Build Status

English, Spanish, Dutch, Italian, French POS Tagger

This repository contains the source code for the English & Spanish POS tagger of the OpeNER project.

  • English perceptron models have been trained and evaluated using the WSJ treebank as explained in K. Toutanova, D. Klein, and C. D. Manning. Feature-rich part-of-speech tagging with a cyclic dependency network. In Proceedings of HLT-NAACL’03, 2003. Currently we obtain a performance of 96.87% vs 97.24% obtained by Toutanova et al. (2003).

  • Spanish Maximum Entropy models have been trained and evaluated using the Ancora
    corpus; it was randomly divided in 90% for training (450K words) and 10% testing (50K words), obtaining a performance of 98.88%.

  • French Maximum Entropy models trained with the ESTER corpus.

  • Italian Perceptron models trained with the TUT Treebank.

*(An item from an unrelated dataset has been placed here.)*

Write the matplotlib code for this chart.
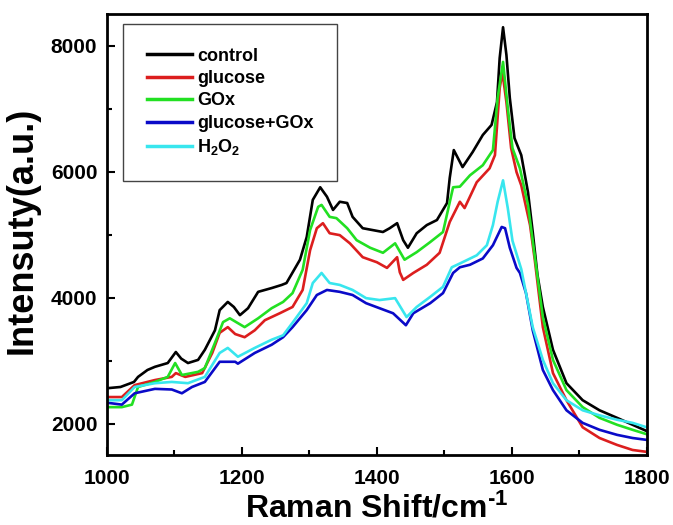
import matplotlib
matplotlib.use('Agg')
import matplotlib.pyplot as plt
from matplotlib.ticker import MultipleLocator

# Raman spectra (Raman shift in cm-1, intensity in a.u.)
control_x = [1000, 1020, 1040, 1046, 1060, 1071, 1090, 1102, 1110, 1120, 1135, 1145, 1160, 1167,
             1179, 1188, 1197, 1209, 1224, 1244, 1259, 1266, 1286, 1296, 1305, 1316, 1326, 1335,
             1345, 1356, 1364, 1379, 1394, 1409, 1419, 1430, 1439, 1446, 1459, 1474, 1489, 1504,
             1508, 1514, 1527, 1542, 1557, 1570, 1578, 1582, 1587, 1592, 1597, 1604, 1614, 1624,
             1631, 1638, 1646, 1661, 1681, 1705, 1730, 1756, 1779, 1800]
control_y = [2560, 2580, 2660, 2740, 2850, 2900, 2960, 3135, 3030, 2960, 3010, 3170, 3480, 3800,
             3930, 3850, 3720, 3830, 4090, 4150, 4200, 4230, 4600, 4960, 5550, 5750, 5600, 5390,
             5520, 5500, 5280, 5100, 5070, 5040, 5100, 5180, 4910, 4790, 5020, 5150, 5230, 5500,
             5900, 6340, 6070, 6310, 6580, 6740, 7100, 7800, 8290, 7850, 7170, 6530, 6260, 5670,
             5040, 4360, 3850, 3170, 2640, 2370, 2210, 2090, 1980, 1880]

glucose_x = [1000, 1022, 1041, 1071, 1096, 1102, 1116, 1141, 1156, 1167, 1179, 1190, 1204, 1219,
             1234, 1256, 1275, 1290, 1301, 1311, 1320, 1330, 1345, 1360, 1379, 1400, 1415, 1430,
             1434, 1439, 1454, 1474, 1493, 1508, 1523, 1530, 1548, 1567, 1575, 1582, 1586, 1592,
             1599, 1607, 1614, 1627, 1634, 1646, 1661, 1681, 1705, 1730, 1756, 1779, 1800]
glucose_y = [2420, 2420, 2610, 2690, 2740, 2800, 2740, 2800, 3120, 3440, 3530, 3420, 3370, 3480,
             3640, 3750, 3850, 4120, 4750, 5100, 5180, 5020, 4990, 4860, 4640, 4560, 4470, 4640,
             4400, 4280, 4390, 4520, 4710, 5200, 5520, 5420, 5830, 6050, 6260, 7320, 7580, 7100,
             6370, 5990, 5780, 5150, 4600, 3530, 2800, 2370, 1940, 1770, 1660, 1580, 1550]

gox_x = [1000, 1022, 1037, 1046, 1071, 1090, 1101, 1111, 1135, 1145, 1160, 1172, 1182, 1204,
         1224, 1244, 1261, 1275, 1290, 1301, 1313, 1318, 1330, 1340, 1356, 1370, 1390, 1409,
         1427, 1441, 1459, 1479, 1498, 1513, 1523, 1538, 1557, 1572, 1579, 1587, 1594, 1601,
         1612, 1624, 1631, 1646, 1661, 1681, 1705, 1730, 1756, 1779, 1800]
gox_y = [2260, 2260, 2300, 2580, 2660, 2740, 2960, 2770, 2820, 2880, 3280, 3610, 3670, 3530,
         3670, 3830, 3930, 4070, 4440, 5070, 5440, 5470, 5280, 5260, 5100, 4910, 4790, 4710,
         4860, 4600, 4720, 4880, 5040, 5750, 5760, 5940, 6100, 6340, 7170, 7740, 7010, 6370,
         6050, 5470, 4900, 3690, 3010, 2530, 2260, 2090, 1980, 1900, 1830]

glu_gox_x = [1000, 1022, 1041, 1071, 1096, 1111, 1126, 1145, 1167, 1190, 1194, 1219, 1244, 1261,
             1275, 1296, 1311, 1326, 1345, 1364, 1384, 1404, 1424, 1443, 1454, 1479, 1498, 1513,
             1523, 1538, 1557, 1572, 1585, 1590, 1597, 1607, 1612, 1621, 1631, 1646, 1661, 1681,
             1705, 1730, 1756, 1779, 1800]
glu_gox_y = [2330, 2300, 2480, 2550, 2540, 2480, 2580, 2660, 2980, 2980, 2950, 3120, 3250, 3370,
             3530, 3800, 4040, 4120, 4090, 4040, 3910, 3830, 3750, 3560, 3750, 3910, 4070, 4390,
             4480, 4520, 4620, 4830, 5120, 5100, 4790, 4470, 4390, 4070, 3480, 2850, 2530, 2210,
             2010, 1900, 1820, 1770, 1740]

h2o2_x = [1000, 1022, 1041, 1071, 1096, 1120, 1145, 1167, 1179, 1194, 1219, 1244, 1261, 1275,
          1296, 1305, 1318, 1330, 1345, 1364, 1384, 1404, 1427, 1444, 1459, 1479, 1498, 1511,
          1523, 1548, 1563, 1572, 1579, 1587, 1594, 1601, 1614, 1631, 1646, 1661, 1681, 1705,
          1730, 1756, 1779, 1800]
h2o2_y = [2370, 2370, 2580, 2640, 2660, 2640, 2740, 3120, 3200, 3060, 3200, 3330, 3400, 3600,
          3910, 4230, 4390, 4230, 4200, 4120, 3990, 3960, 3990, 3690, 3850, 4010, 4170, 4480,
          4540, 4670, 4830, 5150, 5520, 5860, 5420, 4900, 4450, 3530, 3010, 2640, 2370, 2210,
          2130, 2060, 2010, 1940]

plt.rcParams['font.family'] = ['Liberation Sans', 'DejaVu Sans']
plt.rcParams['font.weight'] = 'bold'
plt.rcParams['mathtext.fontset'] = 'custom'
plt.rcParams['mathtext.rm'] = 'Liberation Sans:bold'
plt.rcParams['mathtext.bf'] = 'Liberation Sans:bold'
plt.rcParams['mathtext.it'] = 'Liberation Sans:bold'

fig = plt.figure(figsize=(6.73, 5.25), dpi=100)
ax = fig.add_axes([0.159, 0.1333, 0.802, 0.84])

lw = 1.9
ax.plot(control_x, control_y, color='#000000', lw=lw, label='control')
ax.plot(glucose_x, glucose_y, color='#dc1e1e', lw=lw, label='glucose')
ax.plot(gox_x, gox_y, color='#22e022', lw=lw, label='GOx')
ax.plot(glu_gox_x, glu_gox_y, color='#0a0ac8', lw=lw, label='glucose+GOx')
ax.plot(h2o2_x, h2o2_y, color='#38e6ee', lw=lw, label='H$_2$O$_2$')

ax.set_xlim(1000, 1800)
ax.set_ylim(1500, 8500)
ax.xaxis.set_major_locator(MultipleLocator(200))
ax.xaxis.set_minor_locator(MultipleLocator(100))
ax.yaxis.set_major_locator(MultipleLocator(2000))
ax.yaxis.set_minor_locator(MultipleLocator(1000))
ax.tick_params(which='both', direction='in', width=1.5, labelsize=15)
ax.tick_params(axis='x', pad=10)
ax.tick_params(axis='y', pad=7)
ax.tick_params(which='major', length=6)
ax.tick_params(which='minor', length=3.5)
for s in ax.spines.values():
    s.set_linewidth(2)

ax.set_xlabel('Raman Shift/cm$^{\u2011 1}$', fontsize=23, fontweight='bold', labelpad=4)
ax.set_ylabel('Intensuty(a.u.)', fontsize=26, fontweight='bold')
ax.yaxis.set_label_coords(-0.125, 0.51)

leg = ax.legend(loc='upper left', bbox_to_anchor=(0.03, 0.977), fontsize=13,
                handlelength=2.5, handletextpad=0.3, labelspacing=0.3,
                borderpad=1.3, borderaxespad=0, fancybox=False, framealpha=1)
leg.get_frame().set_edgecolor('#444444')
leg.get_frame().set_linewidth(1)
for line in leg.get_lines():
    line.set_linewidth(2.5)

fig.savefig('out.png', dpi=100)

  • Dutch Perceptron model publicly available at Apache OpenNLP website: (http://opennlp.sourceforge.net/models-1.5/)

Requirements

  • Java 1.7 or newer
  • Ruby 1.9.2 or newer
  • Maven
  • Bundler

Installation

Using RubyGems:

gem install opener-pos-tagger-en-es

Using Bundler:

gem 'opener-pos-tagger-en-es',
  :git    => '[email protected]/opener-project/pos-tagger-en-es.git',
  :branch => 'master'

Using specific install:

gem install specific_install
gem specific_install opener-pos-tagger-en-es \
    -l https://github.com/opener-project/pos-tagger-en-es.git

Usage

cat some_input_file.kaf | pos-tagger-en-es

Contributing

First make sure all the required dependencies are installed:

bundle install

Then compile the required Java code:

bundle exec rake java:compile

For this you'll need to have Java 1.7 and Maven installed. These requirements are verified for you before the Rake task calls Maven.

Testing

To run the tests (which are powered by Cucumber), simply run the following:

bundle exec rake

This will take care of verifying the requirements, installing the required Java packages and running the tests.

For more information on the available Rake tasks run the following:

bundle exec rake -T

Structure

This repository comes in two parts: a collection of Java source files and Ruby source files. The Java code can be found in the core/ directory, everything else will be Ruby source code.